I seem to have a few installations of postgresql on my machine somehow. I'm not sure if this is a mistake or, if Ubuntu for some odd reason duplicates direcotories and keeps them elsewhere.

I have a postgresql directory in /etc

one in /usr/lib

and one in /opt

I'm properly confused at this point.

How do I go about deleting the extra ones?.
Which ones are he extra one?
I also need to make sure that my 'pg' gem in my rails env is pointing towards the correct posgresql db server.

Any thoughts on my issue would be huge.

  • 2
    Please avoid using unnecessary tags.
    – zsquare
    May 30 '12 at 7:36

There can be some confusion over what people mean by an installation.

  • The /etc/postgresql/ folder is the config folder for your clusters.
  • The /var/lib/postgresql/ folder is for data.
  • The program binaries for each version are in separate folders usually in /usr/lib/postgresql/.

I really don't know about /opt/postgresql as I don't have that on mine. But /opt is for "optional" binaries, so it's possible that your installation is here instead of/usr/lib/postgresql/.

In short, I think you may just have one installation which has files in multiple locations.

If you want to look at what you have installed, this may help:

How postgresql is structured:

To make things a little clearer postgres is structured as follows:

  • A version literally refers to which version of the postgresql program binaries. Each installed version may have a cluster installed under that version. If not then that version is effectively dormant as it has no data or running server associated.

  • Under each version there many be a number of clusters. You can think of the cluster as a running prostgres server (process). Each cluster has to have its own port/socket file for clients to connect to. Each cluster will be managed by a single version.

  • Inside each cluster will be a number of databases. When a client connects it selects a DB to connect to. It can ask to change which DB it's connected to without opening a new session, but it can only ever be connected to one.

What have you got installed?

To find out which versions are installed you can look to dpkg and apt. You should be able to uninstall versions using apt and dpkg, but be very careful not to do this before you've checked what clusters are under each version.

To find out what clusters you have use the command pg_lsclusters.
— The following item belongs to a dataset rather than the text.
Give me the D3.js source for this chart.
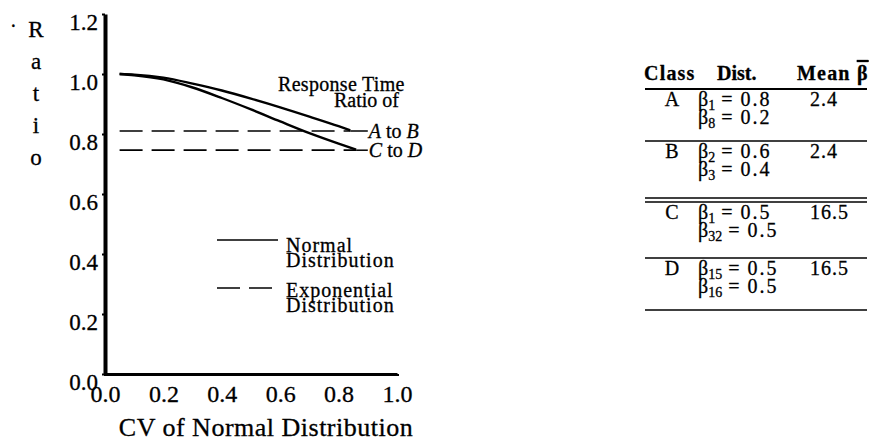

When I call this I get the following, you will get something different:

Version Cluster   Port Status Owner      Data directory                     Log file
9.1     main      5432 online <unknown>  /var/lib/postgres/data/9.1/main    /var/log/postgresql/postgresql-9.1-main.log

Pay careful attention to the "Status" column. If a cluster is not online then it's just data on disk and is doing nothing. If it is online then it is running.

How do you merge clusters?

You can copy the content from one cluster to another using the pg_dumpall command to generate a backup and use psql to import it to the cluster you want to keep. Its worth keeping backups of everything before you start.

How do you remove a cluster that is no-longer used?

  • Use pg_lsclusters to get the details about the clusters and note the data directory and log file for those clusters.

  • Use pg_ctlcluster <version> <cluster> stop to stop the cluster.

  • Remove the data folder and optionally the log file.

  • Finally remove the data and config. The data folder should be /var/lib/postgres/data/<version>/<cluster> but check the output of pg_lsclusters to be sure of this. The config for the cluster: All clusters will have their own config folder in

Why did you get multiple clusters if you never asked for them?

Usually you have to specifically request a cluster to be created to get a new one. The only exception to this is when you upgrade a cluster, it will effectively create a new one and leave the old one in place.

  • Thanks for the iformantion.. I'm still processing it; but its all very handy. I ran the following command to get a list of installed packages: dpkg --get-selections and this is what I found listed for postgresql: postgres91 install postgresql install postgresql-9.1 install postgresql-client install postgresql-client-9.1 install postgresql-client-common install postgresql-common install Surely I don't need all of these packages, I feel removing them all and starting over. What do you think?
    – Guided33
    May 30 '12 at 15:08
  • 1
    If I do a dpkg --list | grep postgres, I get a list showing postgresql postgresql-9.1 postgresql-client-9.1 postgresql-client-common postgresql-common ... These are all fine. postgresql is the main one and the others are the parts that make it up. I've not see one called postgres91. May 30 '12 at 15:22
  • 1
    Ok. I uninstalled all of my postgres packages, including the postgre91. I also went in to my rails application and uninstalled the pg gem. The pg gem, I believed had a dependency on my having postgres installed locally. But when I ran attempted to reinstall the gem it installed itself just fine(with native extensions). Any idea how this occurred? When I initially tried to install this gem it required me to get postgres, and I am trying to re-create that state.
    – Guided33
    May 30 '12 at 17:14
  • 1
    I'm afraid that's outside my scope of knowledge. May 31 '12 at 10:17
  • This was REEEAAAAALLY helpful. Thank you!
    – umbe1987
    Apr 17 '20 at 9:22

You can use dpkg -S to see which package a given directory belongs to. This would have let you see if the directories belonged to different packages.